*Extracted material*:
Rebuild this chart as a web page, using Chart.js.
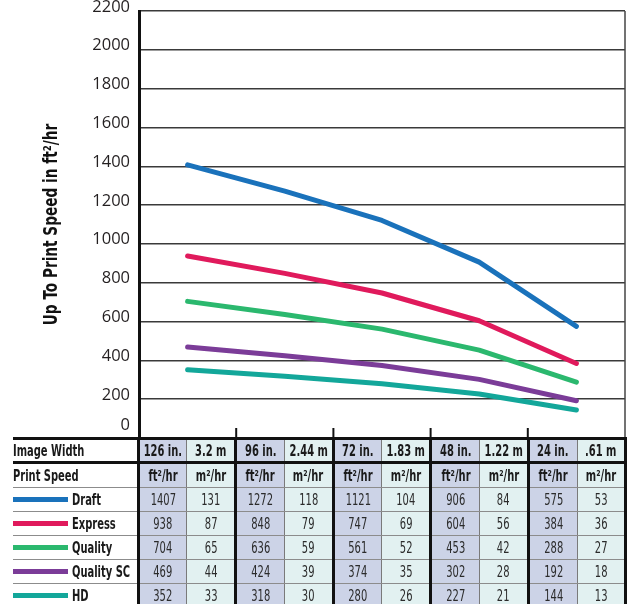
---
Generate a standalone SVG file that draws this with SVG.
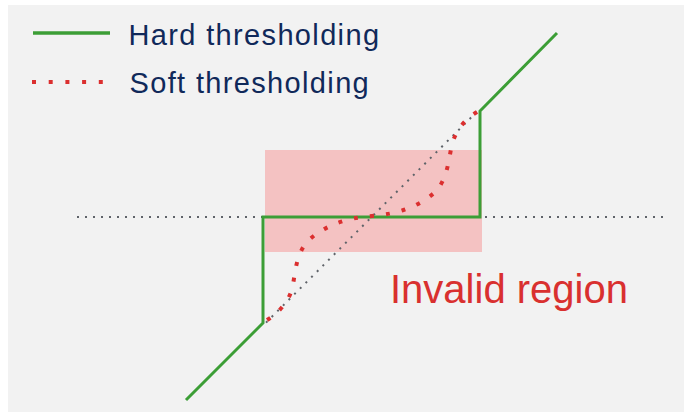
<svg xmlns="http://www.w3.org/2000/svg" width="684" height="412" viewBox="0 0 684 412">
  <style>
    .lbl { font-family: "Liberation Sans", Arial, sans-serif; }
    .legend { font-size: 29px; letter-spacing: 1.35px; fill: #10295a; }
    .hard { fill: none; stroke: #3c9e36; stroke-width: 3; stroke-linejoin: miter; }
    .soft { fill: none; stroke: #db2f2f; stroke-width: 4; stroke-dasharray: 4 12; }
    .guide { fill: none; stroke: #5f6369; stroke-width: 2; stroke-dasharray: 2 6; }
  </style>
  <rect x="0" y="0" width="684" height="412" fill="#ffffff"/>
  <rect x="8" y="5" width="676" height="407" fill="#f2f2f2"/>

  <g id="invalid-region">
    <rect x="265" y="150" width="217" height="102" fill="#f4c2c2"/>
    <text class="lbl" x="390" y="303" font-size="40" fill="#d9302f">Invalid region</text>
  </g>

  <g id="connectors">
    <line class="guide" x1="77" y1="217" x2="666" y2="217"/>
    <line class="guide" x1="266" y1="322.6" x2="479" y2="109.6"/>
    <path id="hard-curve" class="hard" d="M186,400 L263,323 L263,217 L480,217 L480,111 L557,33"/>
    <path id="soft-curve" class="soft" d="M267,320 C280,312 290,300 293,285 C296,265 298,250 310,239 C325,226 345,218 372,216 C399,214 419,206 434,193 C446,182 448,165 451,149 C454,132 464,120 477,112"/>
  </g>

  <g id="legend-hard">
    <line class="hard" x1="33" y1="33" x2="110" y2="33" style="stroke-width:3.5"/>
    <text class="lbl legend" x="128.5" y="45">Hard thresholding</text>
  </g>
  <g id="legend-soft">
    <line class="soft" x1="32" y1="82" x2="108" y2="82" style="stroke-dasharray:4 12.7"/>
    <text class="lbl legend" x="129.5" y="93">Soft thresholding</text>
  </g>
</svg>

*Exercise goal*:
Find each line holding "this". Copy it out.

*Written response*:
Rebuild this chart as a web page, using Chart.js.
Generate a standalone SVG file that draws this with SVG.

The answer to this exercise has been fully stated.